LAW II: The alteration of motion is ever proportional to the motive force impressed; and is made in the direction of the right line in which that force is impressed. — Source

In contemporary language, we would say things differently. Instead of “alteration of motion” we would write $\partial_{t} v$ , where $v$ is the velocity of the moving object. We call $\partial_{t} v$ the acceleration. Instead of “motive force” we would say simply “force,” and instead of “made in the direction of the right line in which that force is impressed”, we would say that velocity, acceleration, and force are vector quantities. Newton’s “ever proportional to” amounts to saying that $\partial_{t} \overset{⇀}{v} = b \overset{⇀}{F}$ that is, change in motion is proportional to force. Newton stipulated that the constant of proportionality, $b$ , is the reciprocal of mass, that is $1 / m$ . Writing acceleration $\overset{⇀}{a} = \partial_{t} \overset{⇀}{v}$ , the previous equation amounts to $m \overset{⇀}{a} = \overset{⇀}{F},$
the form in which beginning physics students first hear it.

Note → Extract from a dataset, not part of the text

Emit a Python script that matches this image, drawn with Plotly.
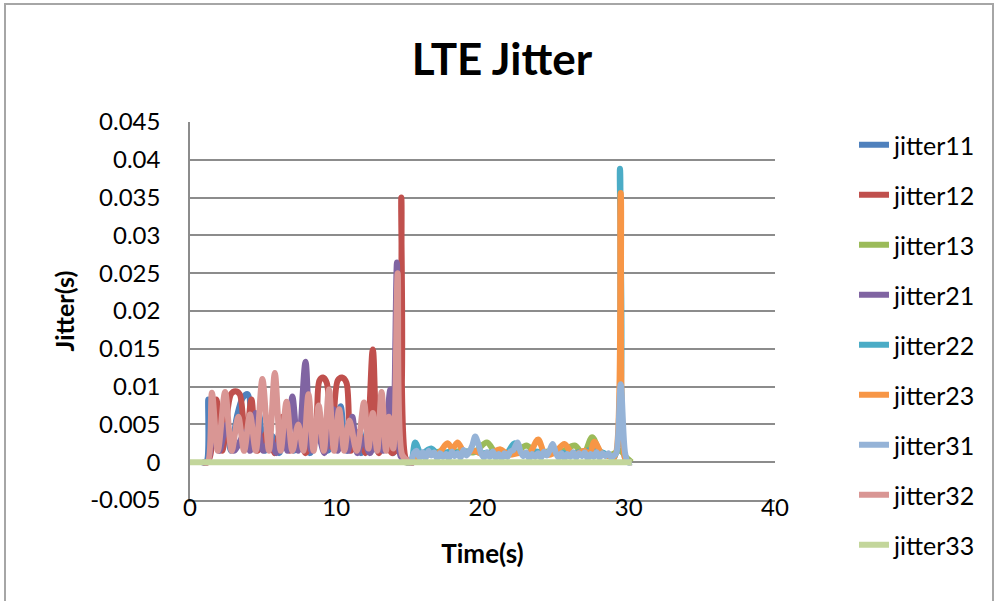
import plotly.graph_objects as go

# ---- data: time (s) / jitter (s) per flow ----
jitter11_t = [0.8, 1.1, 1.25, 1.45, 1.7, 2.0, 2.4, 2.8, 3.2, 3.6, 3.95, 4.3, 4.7, 5.1, 5.6, 6.1, 6.6, 7.1, 7.6,
              8.2, 8.8, 9.4, 9.9, 10.3, 10.7, 11.2, 11.7, 12.2, 12.8, 13.4, 13.9, 14.3, 14.7, 15.0, 15.3]
jitter11_v = [0, 0, 0.0083, 0.002, 0.0045, 0.0015, 0.0055, 0.0015, 0.006, 0.0085, 0.009, 0.003, 0.0065, 0.0015,
              0.0035, 0.0012, 0.0045, 0.0015, 0.003, 0.0012, 0.004, 0.0015, 0.003, 0.0074, 0.0015, 0.0035, 0.0012,
              0.0045, 0.0015, 0.003, 0.0012, 0.006, 0.0005, 0, 0]

jitter12_t = [0.9, 1.2, 1.4, 1.8, 2.2, 2.8, 3.1, 3.4, 3.8, 4.2, 4.6, 5.3, 5.8, 6.3, 6.8, 7.4, 7.9, 8.6, 8.85, 9.1,
              9.35, 9.7, 10.1, 10.4, 10.7, 11.0, 11.5, 12.0, 12.5, 12.9, 13.3, 13.8, 14.2, 14.45, 14.75, 15.0, 15.3]
jitter12_v = [0, 0, 0.001, 0.0083, 0.0015, 0.009, 0.0094, 0.009, 0.002, 0.0083, 0.0015, 0.004, 0.0012, 0.006,
              0.0015, 0.004, 0.0012, 0.005, 0.0108, 0.0112, 0.0105, 0.002, 0.0108, 0.0112, 0.0105, 0.0015, 0.004,
              0.0012, 0.0149, 0.0012, 0.003, 0.0012, 0.002, 0.035, 0.0005, 0, 0]

jitter13_t = [14.7, 15.0, 15.5, 16.2, 17.0, 17.8, 18.6, 19.4, 20.3, 21.0, 21.8, 22.4, 23.0, 23.7, 24.5, 25.2, 26.3,
              26.9, 27.5, 28.1, 28.8, 29.4, 29.9, 30.2]
jitter13_v = [0, 0, 0.0012, 0.001, 0.0014, 0.0012, 0.0015, 0.0013, 0.0026, 0.001, 0.0012, 0.0015, 0.0022, 0.0012,
              0.0014, 0.0012, 0.0022, 0.001, 0.0033, 0.0012, 0.001, 0.0015, 0.0005, 0]

jitter21_t = [0.9, 1.2, 1.6, 2.0, 2.5, 3.0, 3.8, 4.1, 4.5, 5.0, 5.5, 5.9, 6.3, 6.65, 7.0, 7.4, 7.9, 8.3, 8.7, 9.2,
              9.8, 10.1, 10.5, 10.8, 11.1, 11.45, 11.8, 12.3, 12.8, 13.2, 13.7, 13.9, 14.15, 14.4, 14.7, 15.0, 15.3]
jitter21_v = [0, 0, 0.004, 0.0015, 0.005, 0.0015, 0.004, 0.0015, 0.0065, 0.0015, 0.003, 0.0012, 0.005, 0.0015,
              0.0087, 0.0015, 0.0133, 0.0015, 0.004, 0.0012, 0.007, 0.0015, 0.004, 0.0015, 0.006, 0.0012, 0.003,
              0.0012, 0.004, 0.0015, 0.0096, 0.004, 0.0264, 0.0008, 0.0003, 0, 0]

jitter22_t = [14.8, 15.1, 15.4, 15.8, 16.5, 17.0, 17.8, 18.5, 19.3, 20.0, 20.8, 21.6, 22.2, 22.8, 23.6, 24.4, 25.2,
              26.0, 26.8, 27.6, 28.3, 29.0, 29.4, 29.75, 30.0, 30.2]
jitter22_v = [0, 0, 0.0026, 0.0012, 0.0018, 0.001, 0.0014, 0.0012, 0.0015, 0.0012, 0.0013, 0.0011, 0.0025, 0.001,
              0.0014, 0.0012, 0.0013, 0.0011, 0.0014, 0.0016, 0.0012, 0.0006, 0.0388, 0.0005, 0, 0]

jitter23_t = [14.8, 15.1, 15.6, 16.3, 17.0, 17.6, 17.95, 18.3, 18.8, 19.4, 20.1, 20.6, 21.2, 21.8, 22.5, 23.2, 23.8,
              24.3, 24.9, 25.6, 26.2, 27.0, 27.3, 27.65, 28.2, 28.7, 29.0, 29.45, 29.75, 30.0, 30.2]
jitter23_v = [0, 0, 0.0008, 0.001, 0.0012, 0.0025, 0.0018, 0.0026, 0.0012, 0.0015, 0.001, 0.0012, 0.0017, 0.001,
              0.0012, 0.0012, 0.003, 0.001, 0.0012, 0.0024, 0.001, 0.0015, 0.0008, 0.0027, 0.001, 0.0008, 0.0006,
              0.0356, 0.0005, 0, 0]

jitter31_t = [14.8, 15.1, 15.3, 15.5, 15.7, 15.9, 16.1, 16.3, 16.5, 16.7, 16.9, 17.1, 17.3, 17.5, 17.7, 17.9, 18.1,
              18.3, 18.5, 18.7, 18.9, 19.1, 19.3, 19.5, 19.7, 19.9, 20.1, 20.3, 20.5, 20.7, 20.9, 21.1, 21.3, 21.5,
              21.7, 21.9, 22.1, 22.4, 22.6, 22.8, 23.0, 23.2, 23.4, 23.6, 23.8, 24.0, 24.2, 24.4, 24.6, 24.8, 25.0,
              25.2, 25.4, 25.6, 25.8, 26.0, 26.2, 26.4, 26.6, 26.8, 27.0, 27.2, 27.4, 27.6, 27.8, 28.0, 28.2, 28.4,
              28.6, 28.8, 29.0, 29.15, 29.45, 29.75, 29.95, 30.2]
jitter31_v = [0, 0, 0.0012, 0.0015, 0.0006, 0.0013, 0.0005, 0.0015, 0.0009, 0.0013, 0.0005, 0.0012, 0.0007,
              0.0011, 0.0005, 0.0014, 0.0008, 0.0012, 0.0006, 0.0016, 0.0009, 0.0014, 0.0022, 0.0034, 0.0025,
              0.0012, 0.0006, 0.0013, 0.0007, 0.0014, 0.0006, 0.0011, 0.0005, 0.0012, 0.0007, 0.0014, 0.0016,
              0.0026, 0.0014, 0.0008, 0.0013, 0.0005, 0.0011, 0.0007, 0.0012, 0.0006, 0.0014, 0.0009, 0.0016,
              0.0024, 0.0013, 0.0006, 0.0012, 0.0005, 0.0011, 0.0007, 0.0013, 0.0006, 0.0012, 0.0008, 0.0013,
              0.0005, 0.0011, 0.0007, 0.0013, 0.0006, 0.0012, 0.0008, 0.0012, 0.0006, 0.0009, 0.0012, 0.0103,
              0.0012, 0, 0]

jitter32_t = [0.9, 1.2, 1.5, 1.9, 2.4, 2.85, 3.3, 3.7, 4.1, 4.5, 4.95, 5.4, 5.8, 6.2, 6.6, 7.0, 7.4, 7.75, 8.1,
              8.45, 8.8, 9.15, 9.5, 9.85, 10.2, 10.55, 10.9, 11.4, 11.9, 12.2, 12.5, 12.8, 13.1, 13.4, 13.6, 13.9,
              14.2, 14.5, 14.8, 15.0, 15.3]
jitter32_v = [0, 0, 0.0092, 0.0015, 0.0093, 0.0015, 0.006, 0.0015, 0.0063, 0.0015, 0.011, 0.0015, 0.0118, 0.0015,
              0.008, 0.0015, 0.005, 0.0015, 0.009, 0.0015, 0.0075, 0.0015, 0.0096, 0.0015, 0.007, 0.0015, 0.0055,
              0.0015, 0.0079, 0.0018, 0.0065, 0.0015, 0.0093, 0.0015, 0.006, 0.0018, 0.025, 0.001, 0.0003, 0, 0]

jitter33_t = [0, 30.2]
jitter33_v = [0, 0]

series = [
    ("jitter11", jitter11_t, jitter11_v, "#4F81BD"),
    ("jitter12", jitter12_t, jitter12_v, "#C0504D"),
    ("jitter13", jitter13_t, jitter13_v, "#9BBB59"),
    ("jitter21", jitter21_t, jitter21_v, "#8064A2"),
    ("jitter22", jitter22_t, jitter22_v, "#4BACC6"),
    ("jitter23", jitter23_t, jitter23_v, "#F79646"),
    ("jitter31", jitter31_t, jitter31_v, "#95B3D7"),
    ("jitter32", jitter32_t, jitter32_v, "#D99694"),
    ("jitter33", jitter33_t, jitter33_v, "#C3D69B"),
]

y_ticks = [-0.005, 0, 0.005, 0.01, 0.015, 0.02, 0.025, 0.03, 0.035, 0.04, 0.045]
y_tick_text = ["-0.005", "0", "0.005", "0.01", "0.015", "0.02", "0.025", "0.03", "0.035", "0.04", "0.045"]
x_ticks = [0, 10, 20, 30, 40]

FONT = "Lato, 'Liberation Sans', sans-serif"
GRID = "#8C8C8C"

fig = go.Figure()
for name, t, v, color in series:
    fig.add_trace(go.Scatter(
        x=t, y=v, name=name, mode="lines", legendgroup=name,
        line=dict(color=color, width=6, shape="spline", smoothing=0.9),
    ))

fig.update_layout(
    width=995, height=601,
    margin=dict(l=190, r=220, t=122, b=101),
    paper_bgcolor="white", plot_bgcolor="white",
    font=dict(family=FONT, color="black"),
    title=dict(text="<b>LTE Jitter</b>", x=502 / 995, xanchor="center",
               y=1 - 60 / 601, yanchor="middle", xref="container", yref="container",
               font=dict(size=44, family=FONT, color="black")),
    xaxis=dict(range=[0, 40], tickvals=x_ticks, showgrid=False, zeroline=False,
               showline=True, linecolor=GRID, linewidth=1.5, ticks="", ticklabelstandoff=-15,
               tickfont=dict(size=24), title=dict(text="<b>Time(s)</b>", font=dict(size=26), standoff=25)),
    yaxis=dict(range=[-0.005, 0.045], tickvals=y_ticks, ticktext=y_tick_text, showgrid=True,
               gridcolor=GRID, gridwidth=1.5,
               zeroline=False, showline=True, linecolor=GRID, linewidth=1.5, ticks="",
               ticklabelstandoff=23,
               tickfont=dict(size=24), title=dict(text="<b>Jitter(s)</b>", font=dict(size=25), standoff=8)),
    legend=dict(x=(854 - 190) / 585, xanchor="left", y=1.0, yanchor="top",
                font=dict(size=25, family=FONT, color="black"), maxheight=600,
                traceorder="grouped", tracegroupgap=14.5, bgcolor="rgba(0,0,0,0)"),
    showlegend=True,
)

# chart-area frame
fig.add_shape(type="rect", xref="paper", yref="paper",
              x0=(5 - 190) / 585, x1=(993 - 190) / 585, y0=(500 - 620) / 378, y1=(500 - 4) / 378,
              line=dict(color="#A6A6A6", width=2), fillcolor="rgba(0,0,0,0)", layer="below")

fig.write_html("out.html")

Newton, of course, was very interested in gravity. From previous experiments dropping weights and rolling balls down ramps, as was done by Galileo Galilee (1564-1642), Newton knew that the force of gravity on an object (near the surface of Earth) is proportional to the object’s mass, that is $\overset{⇀}{F} = - g m,$ where the direction of $\overset{⇀}{F}$ is straight downwards toward the center of the Earth. The negative sign in front of $g$ reflects this downward direction. We are assuming that position and velocity are both defined in a positive, upward direction.¹ developed his Theory of General Relativity.]

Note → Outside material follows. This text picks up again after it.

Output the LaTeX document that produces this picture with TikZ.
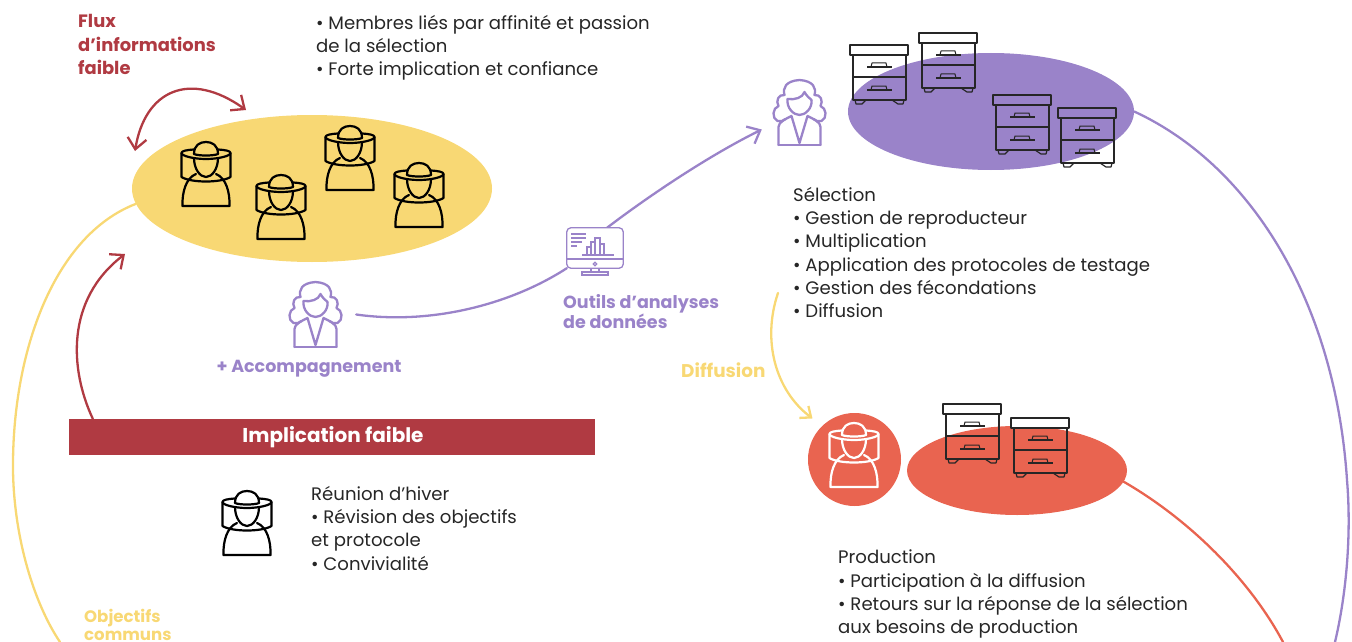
\documentclass[tikz,border=0pt]{standalone}
\usepackage{fontspec}
\setmainfont{Poppins}
\usetikzlibrary{arrows.meta,shapes.geometric}
\definecolor{cyel}{HTML}{F8D874}
\definecolor{cpur}{HTML}{9A83C9}
\definecolor{cred}{HTML}{E96450}
\definecolor{cdark}{HTML}{B03A42}
\tikzset{
  x=1pt,y=-1pt,
  body/.style={font=\fontsize{18.1}{23.3}\selectfont,text=black!85,align=left,anchor=north west,inner sep=0pt},
  lab/.style={font=\fontsize{17.9}{23.3}\selectfont\bfseries,align=left,anchor=north west,inner sep=0pt},
  labt/.style={font=\fontsize{17.5}{18.5}\selectfont\bfseries,align=left,anchor=north west,inner sep=0pt},
  blob/.style={ellipse,inner sep=0pt,draw=none},
  barb/.style={-{Straight Barb[length=11pt,width=19pt,line width=2.3pt]}},
  link/.style={line width=2.3pt,line cap=round},
  pics/keeper/.style={code={
    \begin{scope}[draw=#1,line width=2.2pt,line join=round,line cap=round]
      \draw (-12,7.5) .. controls (-20,8) and (-24.5,9) .. (-24.5,11) .. controls (-24.5,14) and (-12,17) .. (0,17) .. controls (12,17) and (24.5,14) .. (24.5,11) .. controls (24.5,9) and (20,8) .. (12,7.5);
      \draw (-12,12) .. controls (-12,3) and (-6,0) .. (0,0) .. controls (6,0) and (12,3) .. (12,12);
      \draw (-12,12) .. controls (-8,14) and (8,14) .. (12,12);
      \draw (-12,16) .. controls (-12,27) and (-6,35) .. (0,35) .. controls (6,35) and (12,27) .. (12,16);
      \draw (-24.5,11) -- (-24.5,35) .. controls (-15,41) and (15,41) .. (24.5,35) -- (24.5,11);
      \draw (-10,32) .. controls (-20,36) and (-24,50) .. (-23.5,64) -- (23.5,64) .. controls (24,50) and (20,36) .. (10,32);
    \end{scope}}},
  pics/hive/.style={code={
    \begin{scope}[line width=1.5pt,draw=black!85,line join=round]
      \draw (0,0) rectangle (58,10);
      \draw (3,10) rectangle (56,55);
      \draw (3,32) -- (56,32);
      \foreach \yy in {22,45}{
        \draw (17,\yy) -- (42,\yy);
        \draw[line width=1pt] (21,\yy) -- (22,\yy-4) -- (36,\yy-4) -- (37,\yy);
      }
      \draw[line width=1.2pt] (5,55) -- (6,59) -- (12,59) -- (16,55);
      \draw[line width=1.2pt] (42,55) -- (48,59) -- (53,59) -- (54,55);
    \end{scope}}},
  pics/adviser/.style={code={
    \begin{scope}[draw=cpur,line width=2.3pt,line join=round,line cap=round]
      \draw (-21,65) -- (21,65);
      \draw (-21,65) -- (-21,47) .. controls (-21,42) and (-14,39) .. (-8,36) -- (0,63) -- (8,36) .. controls (14,39) and (21,42) .. (21,47) -- (21,65);
      \draw (-12,19) .. controls (-13,28) and (-6,35) .. (0,35) .. controls (6,35) and (13,28) .. (12,20);
      \draw (-12,19) .. controls (-5,20) and (3,18) .. (5,12) .. controls (7,16) and (10,18) .. (12,20);
      \draw (-14,39) .. controls (-16,41) and (-19,42) .. (-22,41) .. controls (-28,38) and (-27,28) .. (-21,26) .. controls (-24,21) and (-21,14) .. (-15,15) .. controls (-17,8) and (-14,1) .. (0,0) .. controls (14,1) and (17,8) .. (15,15) .. controls (21,14) and (24,21) .. (21,26) .. controls (27,28) and (28,38) .. (22,41) .. controls (19,42) and (16,41) .. (14,39);
    \end{scope}}},
}
\begin{document}
\begin{tikzpicture}
\useasboundingbox (0,0) rectangle (1352,642);
% blobs
\node[blob,fill=cyel,minimum width=360pt,minimum height=147pt] (yel) at (312,188.5) {};
\node[blob,fill=cpur,minimum width=286pt,minimum height=117pt] (pur) at (991,111.5) {};
\node[blob,fill=cred,minimum width=220pt,minimum height=89pt] (redb) at (1017,470.5) {};
\node[circle,fill=cred,inner sep=0pt,minimum size=93pt] (redc) at (854.5,459.5) {};
% bar
\node[fill=cdark,minimum width=526pt,minimum height=36pt,inner sep=0pt] (bar) at (332,437) {};
\node[text=white,inner sep=0pt,font=\fontsize{20}{22}\selectfont\bfseries] (bart) at (333,437.5) {Implication faible};
% anchors
\node[minimum width=53pt,minimum height=65pt,inner sep=0pt] (w1) at (315.5,314.5) {};
\node[minimum width=53pt,minimum height=65pt,inner sep=0pt] (w2) at (799.5,112.5) {};
\node[minimum width=56pt,minimum height=40pt,inner sep=0pt] (mon) at (595,248) {};
\coordinate (yelend) at (60,642);
\coordinate (purend) at (1335,642);
\coordinate (redend) at (1283,642);
\coordinate (dstart) at (778,293);
\coordinate (lu) at (135,151);
\coordinate (lv) at (246,110);
% connectors
\draw[link,cyel] (yel.185) .. controls (55,235) and (12,350) .. (13,470) .. controls (14,540) and (35,605) .. (yelend);
\draw[link,cpur] (pur.0) .. controls (1250,165) and (1335,300) .. (1347,480) .. controls (1352,540) and (1345,600) .. (purend);
\draw[link,cred] (redb.-6) .. controls (1190,520) and (1250,580) .. (redend);
\draw[link,cyel,-{Straight Barb[length=9pt,width=15pt,line width=2.3pt]}] (dstart) .. controls (762,340) and (775,390) .. ([shift={(-9,-8)}]redc.135);
\draw[link,cdark,barb] ([xshift=24pt]bar.north west) .. controls (70,370) and (65,300) .. (125,254);
\draw[link,cdark,{Straight Barb[length=11pt,width=19pt,line width=2.3pt]}-{Straight Barb[length=11pt,width=19pt,line width=2.3pt]}] (lu) .. controls (145,90) and (190,70) .. (lv);
\draw[link,cpur] ([xshift=14pt]w1.east) .. controls (430,325) and (510,305) .. (mon.south west);
\draw[link,cpur,barb] ([xshift=12pt]mon.north) .. controls (650,195) and (710,155) .. ([shift={(-11,17)}]w2.west);
% icons
\pic at (206,142) {keeper=black};
\pic at (281,175) {keeper=black};
\pic at (350,126) {keeper=black};
\pic at (419,163) {keeper=black};
\pic at (247,491) {keeper=black};
\pic at (854,423) {keeper=white};
\pic at (315.5,282) {adviser};
\pic at (799.5,80) {adviser};
\fill[white] (1011,418) rectangle (1069,428);
\pic at (850,45) {hive};
\pic at (919,33) {hive};
\pic at (993,95) {hive};
\pic at (1058,108) {hive};
\pic at (943,404) {hive};
\pic at (1011,418) {hive};
% monitor
\begin{scope}[draw=cpur,line width=1.3pt]
\draw[rounded corners=4pt,fill=white] (mon.north west) rectangle (mon.south east);
\draw (567,259) -- (623,259);
\draw (595,264) circle (1.7);
\draw (591,268) -- (591,272) -- (599,272) -- (599,268);
\draw (582,272) rectangle (608,275);
\draw (571,234) -- (586,234) (571,238) -- (586,238) (571,242) -- (582,242) (571,246) -- (577,246);
\draw (582,255) -- (614,255);
\draw (587,255) -- (587,247) -- (591,247) -- (591,255);
\draw (591,255) -- (591,242) -- (595,242) -- (595,255);
\draw (595,255) -- (595,238) -- (600,238) -- (600,255);
\draw (600,255) -- (600,244) -- (604,244) -- (604,255);
\end{scope}
% texts
\node[lab,text=cdark] (t1) at (78,14.5) {Flux\\d’informations\\faible};
\node[body] (t2) at (316,15) {• Membres liés par affinité et passion\\de la sélection\\• Forte implication et confiance};
\node[body] (t3) at (793,187) {Sélection\\• Gestion de reproducteur\\• Multiplication\\• Application des protocoles de testage\\• Gestion des fécondations\\• Diffusion};
\node[body] (t4) at (838,550) {Production\\• Participation à la diffusion\\• Retours sur la réponse de la sélection\\aux besoins de production};
\node[body] (t5) at (311,486) {Réunion d’hiver\\• Révision des objectifs\\et protocole\\• Convivialité};
\node[labt,text=cpur] (t6) at (563,294) {Outils d’analyses\\de données};
\node[lab,text=cpur,anchor=center,font=\fontsize{17.5}{23.3}\selectfont\bfseries] (t7) at (309,369) {+ Accompagnement};
\node[lab,text=cyel,anchor=west,font=\fontsize{18.4}{23.3}\selectfont\bfseries] (t8) at (681,370.5) {Diffusion};
\node[labt,text=cyel,font=\fontsize{16.6}{17.5}\selectfont\bfseries] (t9) at (84,609) {Objectifs\\communs};
\end{tikzpicture}
\end{document}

The simple model of an object moving under the force of gravity is $\partial_{t} v = g$ . Notice that this is not a linear differential equation— $g$ is not a linear function of $v$ but a constant, and there is no fixed point—so the solution is not an exponential. But we can find the solution easily enough by integrating both sides of the equation with respect to $t$ .

$\int \partial_{t} v d t = \int - g d t ⟹ v (t) = - g t + C$ where $C$ captures the constants of integration from both integrals into one number.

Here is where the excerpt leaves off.